* Start *

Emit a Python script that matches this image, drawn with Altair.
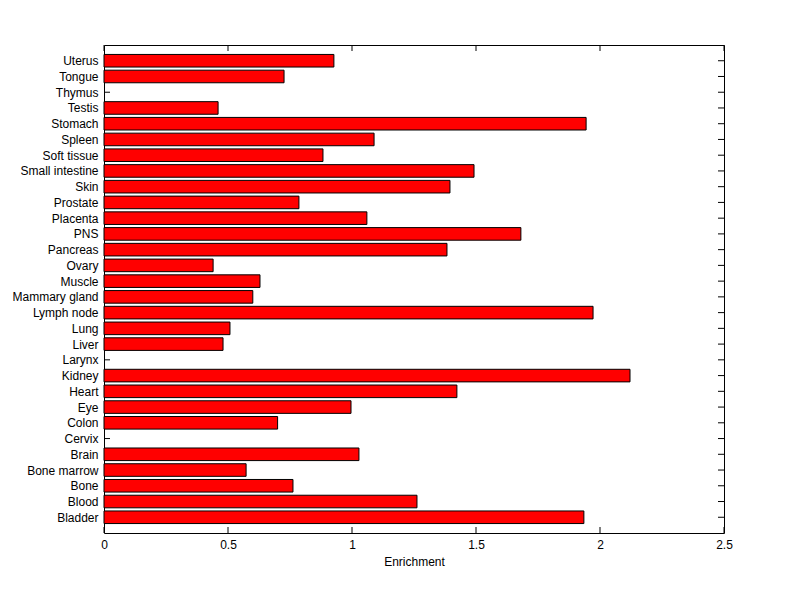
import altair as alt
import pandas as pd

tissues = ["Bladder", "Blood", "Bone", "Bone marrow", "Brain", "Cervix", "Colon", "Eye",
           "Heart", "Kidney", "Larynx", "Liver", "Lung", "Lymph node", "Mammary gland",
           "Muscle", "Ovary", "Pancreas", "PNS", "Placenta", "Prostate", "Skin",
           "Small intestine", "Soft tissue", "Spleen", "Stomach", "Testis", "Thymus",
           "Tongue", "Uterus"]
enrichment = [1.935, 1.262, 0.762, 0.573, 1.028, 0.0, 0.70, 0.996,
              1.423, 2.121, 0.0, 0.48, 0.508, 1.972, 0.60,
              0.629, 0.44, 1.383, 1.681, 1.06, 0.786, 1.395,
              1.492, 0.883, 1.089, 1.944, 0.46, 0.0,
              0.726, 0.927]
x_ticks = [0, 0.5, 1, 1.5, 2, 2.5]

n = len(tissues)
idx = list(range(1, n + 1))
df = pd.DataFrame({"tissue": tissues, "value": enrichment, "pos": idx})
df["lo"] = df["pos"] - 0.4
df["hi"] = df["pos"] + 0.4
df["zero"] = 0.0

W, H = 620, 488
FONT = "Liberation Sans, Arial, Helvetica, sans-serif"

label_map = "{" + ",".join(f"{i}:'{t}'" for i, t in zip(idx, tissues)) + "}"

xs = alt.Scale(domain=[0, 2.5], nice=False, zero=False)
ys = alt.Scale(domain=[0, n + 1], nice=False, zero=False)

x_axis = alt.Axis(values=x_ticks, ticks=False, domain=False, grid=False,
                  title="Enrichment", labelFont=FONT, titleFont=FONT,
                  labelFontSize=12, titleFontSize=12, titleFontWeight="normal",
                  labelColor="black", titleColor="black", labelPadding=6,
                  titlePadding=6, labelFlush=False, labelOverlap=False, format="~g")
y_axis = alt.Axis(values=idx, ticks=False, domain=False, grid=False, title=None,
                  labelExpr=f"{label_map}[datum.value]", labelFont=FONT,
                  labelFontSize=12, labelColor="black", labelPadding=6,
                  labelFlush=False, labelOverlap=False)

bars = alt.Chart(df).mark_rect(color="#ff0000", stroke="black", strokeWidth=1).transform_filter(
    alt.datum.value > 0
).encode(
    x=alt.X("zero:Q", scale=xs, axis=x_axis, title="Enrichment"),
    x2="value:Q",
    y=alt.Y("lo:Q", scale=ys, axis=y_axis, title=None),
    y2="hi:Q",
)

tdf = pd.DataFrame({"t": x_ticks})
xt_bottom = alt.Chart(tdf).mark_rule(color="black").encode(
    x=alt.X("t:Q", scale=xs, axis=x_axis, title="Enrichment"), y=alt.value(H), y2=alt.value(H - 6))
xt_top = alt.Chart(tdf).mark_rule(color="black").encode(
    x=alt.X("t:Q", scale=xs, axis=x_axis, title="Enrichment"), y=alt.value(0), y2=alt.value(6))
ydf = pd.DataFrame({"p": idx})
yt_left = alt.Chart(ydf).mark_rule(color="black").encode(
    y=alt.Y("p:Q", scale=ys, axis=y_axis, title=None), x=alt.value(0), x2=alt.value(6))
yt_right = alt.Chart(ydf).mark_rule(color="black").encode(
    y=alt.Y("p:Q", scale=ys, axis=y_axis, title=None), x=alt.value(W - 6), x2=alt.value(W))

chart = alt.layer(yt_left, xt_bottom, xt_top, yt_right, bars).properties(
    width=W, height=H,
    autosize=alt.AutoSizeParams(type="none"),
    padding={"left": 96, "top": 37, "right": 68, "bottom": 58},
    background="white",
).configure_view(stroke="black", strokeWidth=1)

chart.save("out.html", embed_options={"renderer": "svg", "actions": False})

* End *

● **WORK TO DO**
Skip the pictures, please, and transcribe only the lines from the beginning of the material through the one that contains "labelFlush=False, labelOverlap=False)".

● **REPLY TO THE EXERCISE**
Emit a Python script that matches this image, drawn with Altair.
import altair as alt
import pandas as pd

tissues = ["Bladder", "Blood", "Bone", "Bone marrow", "Brain", "Cervix", "Colon", "Eye",
           "Heart", "Kidney", "Larynx", "Liver", "Lung", "Lymph node", "Mammary gland",
           "Muscle", "Ovary", "Pancreas", "PNS", "Placenta", "Prostate", "Skin",
           "Small intestine", "Soft tissue", "Spleen", "Stomach", "Testis", "Thymus",
           "Tongue", "Uterus"]
enrichment = [1.935, 1.262, 0.762, 0.573, 1.028, 0.0, 0.70, 0.996,
              1.423, 2.121, 0.0, 0.48, 0.508, 1.972, 0.60,
              0.629, 0.44, 1.383, 1.681, 1.06, 0.786, 1.395,
              1.492, 0.883, 1.089, 1.944, 0.46, 0.0,
              0.726, 0.927]
x_ticks = [0, 0.5, 1, 1.5, 2, 2.5]

n = len(tissues)
idx = list(range(1, n + 1))
df = pd.DataFrame({"tissue": tissues, "value": enrichment, "pos": idx})
df["lo"] = df["pos"] - 0.4
df["hi"] = df["pos"] + 0.4
df["zero"] = 0.0

W, H = 620, 488
FONT = "Liberation Sans, Arial, Helvetica, sans-serif"

label_map = "{" + ",".join(f"{i}:'{t}'" for i, t in zip(idx, tissues)) + "}"

xs = alt.Scale(domain=[0, 2.5], nice=False, zero=False)
ys = alt.Scale(domain=[0, n + 1], nice=False, zero=False)

x_axis = alt.Axis(values=x_ticks, ticks=False, domain=False, grid=False,
                  title="Enrichment", labelFont=FONT, titleFont=FONT,
                  labelFontSize=12, titleFontSize=12, titleFontWeight="normal",
                  labelColor="black", titleColor="black", labelPadding=6,
                  titlePadding=6, labelFlush=False, labelOverlap=False, format="~g")
y_axis = alt.Axis(values=idx, ticks=False, domain=False, grid=False, title=None,
                  labelExpr=f"{label_map}[datum.value]", labelFont=FONT,
                  labelFontSize=12, labelColor="black", labelPadding=6,
                  labelFlush=False, labelOverlap=False)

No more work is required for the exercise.